4. Investment Returns May Slow Down

Many investors expect stock markets to always give very high returns.

But as economies mature, growth rates usually slow down. Market returns also become more stable instead of explosive.

After retirement, most people also reduce risk in their portfolio. This means their investments may grow slower than expected.

The Real Enemy: Inflation

Inflation is one of the biggest dangers in retirement planning.

Over the last 50 years, household expenses in India have increased massively. According to long-term government survey data, a family spending ₹215 per month in 1972 spends more than ₹20,000 per month today.

That is the power of inflation.

Even small inflation rates become huge over decades because of compounding.

Healthcare inflation is even more dangerous. Medical costs in India have been rising around 12–15% annually in many cases.

A medical emergency during retirement can destroy years of savings if planning is weak.

Why Healthcare Becomes a Big Problem

Healthcare expenses increase sharply with age.

A person spending ₹30,000 monthly on healthcare today may spend more than ₹1.5 lakh monthly for similar needs after 20 years due to rising medical inflation.

Private hospital costs are already very high in Indian cities. Insurance premiums are also becoming expensive every year.

This is why retirement planning should never ignore healthcare costs.
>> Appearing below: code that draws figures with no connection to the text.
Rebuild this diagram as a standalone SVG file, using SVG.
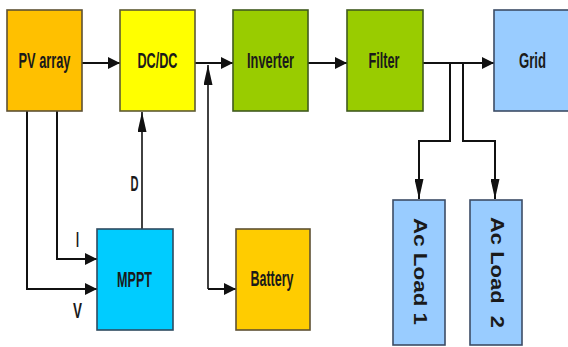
<svg xmlns="http://www.w3.org/2000/svg" width="568" height="347" viewBox="0 0 568 347">
<style>
.box{stroke-width:1.6}
.orange{fill:#FFC000;stroke:#5e5132}
.yellow{fill:#FFFF00;stroke:#5e5a32}
.green{fill:#99CC00;stroke:#405a1e}
.blue{fill:#99CCFF;stroke:#3c4d66}
.cyan{fill:#00CCFF;stroke:#2e4a60}
.gold{fill:#FFCC00;stroke:#5e5132}
.lbl{font-family:"Liberation Sans",Arial,sans-serif;font-weight:bold;font-size:22px;fill:#1a1a1a;text-anchor:middle}
.vl{font-family:"Liberation Sans",Arial,sans-serif;font-weight:bold;font-size:18px;fill:#1a1a1a;text-anchor:middle}
.ln{fill:none;stroke:#111;stroke-width:2}
.ln2{fill:none;stroke:#111;stroke-width:1.6}
</style>
<defs>
<marker id="ah" markerUnits="userSpaceOnUse" markerWidth="12" markerHeight="12" refX="12" refY="6" orient="auto" viewBox="0 0 12 12">
<path d="M0,0 L12,6 L0,12 z" fill="#111"/>
</marker>
<marker id="av" markerUnits="userSpaceOnUse" markerWidth="20" markerHeight="9" refX="20" refY="4.5" orient="auto" viewBox="0 0 20 9">
<path d="M0,0 L20,4.5 L0,9 z" fill="#111"/>
</marker>
</defs>
<rect width="568" height="347" fill="#fff"/>
<g id="connectors">
<path class="ln" d="M82,63 L120,63" marker-end="url(#ah)"/>
<path class="ln" d="M195,63 L233,63" marker-end="url(#ah)"/>
<path class="ln" d="M308,63 L347,63" marker-end="url(#ah)"/>
<path class="ln" d="M423,63 L494,63" marker-end="url(#ah)"/>
<path class="ln2" d="M208,289 L208,65" marker-end="url(#av)"/>
<path class="ln" d="M208,289 L236,289" marker-end="url(#ah)"/>
<path class="ln2" d="M142,229 L142,112" marker-end="url(#av)"/>
<path class="ln" d="M57,111 L57,259 L97,259" marker-end="url(#ah)"/>
<path class="ln" d="M27,111 L27,289 L97,289" marker-end="url(#ah)"/>
<path class="ln" d="M450,63 L450,141 L419,141 L419,199" marker-end="url(#av)"/>
<path class="ln" d="M463,63 L463,141 L495,141 L495,199" marker-end="url(#av)"/>
<text class="lbl" x="134.5" y="191" textLength="8" lengthAdjust="spacingAndGlyphs">D</text>
<text class="lbl" x="77.5" y="247" textLength="3" lengthAdjust="spacingAndGlyphs">I</text>
<text class="lbl" x="77.5" y="318" textLength="9" lengthAdjust="spacingAndGlyphs">V</text>
</g>
<g id="pv">
<rect class="box orange" x="7" y="10" width="75" height="101"/>
<text class="lbl" x="44.5" y="68" textLength="52" lengthAdjust="spacingAndGlyphs">PV array</text>
</g>
<g id="dcdc">
<rect class="box yellow" x="120" y="10" width="75" height="101"/>
<text class="lbl" x="157.5" y="68" textLength="40" lengthAdjust="spacingAndGlyphs">DC/DC</text>
</g>
<g id="inverter">
<rect class="box green" x="233" y="10" width="75" height="101"/>
<text class="lbl" x="270.5" y="68" textLength="47" lengthAdjust="spacingAndGlyphs">Inverter</text>
</g>
<g id="filter">
<rect class="box green" x="347" y="10" width="76" height="101"/>
<text class="lbl" x="384" y="68" textLength="31" lengthAdjust="spacingAndGlyphs">Filter</text>
</g>
<g id="grid">
<rect class="box blue" x="494" y="10" width="76" height="101"/>
<text class="lbl" x="532.5" y="68" textLength="27" lengthAdjust="spacingAndGlyphs">Grid</text>
</g>
<g id="mppt">
<rect class="box cyan" x="97" y="229" width="76" height="101"/>
<text class="lbl" x="134.5" y="287" textLength="35" lengthAdjust="spacingAndGlyphs">MPPT</text>
</g>
<g id="battery">
<rect class="box gold" x="236" y="229" width="74" height="101"/>
<text class="lbl" x="272" y="286" textLength="43" lengthAdjust="spacingAndGlyphs">Battery</text>
</g>
<g id="load1">
<rect class="box blue" x="393" y="200" width="52" height="145"/>
<text class="vl" transform="translate(420,271.5) rotate(90)" x="0" y="6.5" textLength="107" lengthAdjust="spacingAndGlyphs">Ac Load 1</text>
</g>
<g id="load2">
<rect class="box blue" x="470" y="200" width="52" height="145"/>
<text class="vl" transform="translate(497.5,272.5) rotate(90)" x="0" y="6.5" textLength="111" lengthAdjust="spacingAndGlyphs" xml:space="preserve">Ac Load  2</text>
</g>
</svg>
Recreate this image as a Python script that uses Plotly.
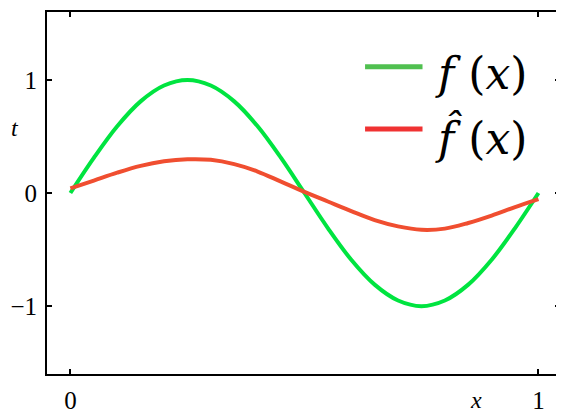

There Is No Universal Retirement Number

Some people need ₹2 crore for retirement. Others may need ₹20 crore or more.

It depends on:

  • Current monthly expenses

  • Retirement age

  • Desired lifestyle

  • Family responsibilities

  • Inflation assumptions

  • Healthcare planning

  • Expected lifespan

Someone spending ₹50,000 monthly today has a completely different retirement requirement compared to someone spending ₹2 lakh monthly.

This is why copying someone else’s retirement target is dangerous.

Building Wealth Is Only Half the Battle

Most people focus only on creating a retirement corpus.

But retirement has two different phases:

  1. Building the money

  2. Making the money last

The second phase is often harder.

After retirement, you stop earning regular salary income. But your expenses continue increasing every year. At the same time, markets may go up and down.

This means you need proper withdrawal planning.

Retirement Is Not One Single Phase

Retirement changes over time.

Your spending at age 60 will not be the same as your spending at age 85.

Early retirement years may include:

  • Travel

  • Hobbies

  • Social activities

  • Active lifestyle spending

Later years may include:

  • Higher medical expenses

  • Caregiving costs

  • Lower mobility

  • Long-term healthcare support

A good retirement plan prepares for all these stages.

Smart Withdrawal Strategy Matters

One of the most important retirement lessons is this:

Do not destroy your investment corpus too early.

The original article compares retirement investments to a fruit tree. You should try to live mostly from the “fruits” (investment returns) without cutting the “tree” itself (main capital).

Good retirement planning usually includes:

  • Safe emergency funds

  • Stable income sources

  • Long-term growth investments

  • Healthcare protection

  • Controlled withdrawals

The goal is balance.

Final Thoughts

Retirement planning is not about chasing a magical number.

It is about understanding reality honestly.

Inflation, healthcare costs, taxes, longer life expectancy, and changing lifestyles can quietly destroy weak retirement plans. People who start planning early usually have much more flexibility later in life.

The earlier you calculate your future needs properly, the better prepared you will be.

And the biggest lesson is simple:

Building wealth is important.
Making it last is even more important.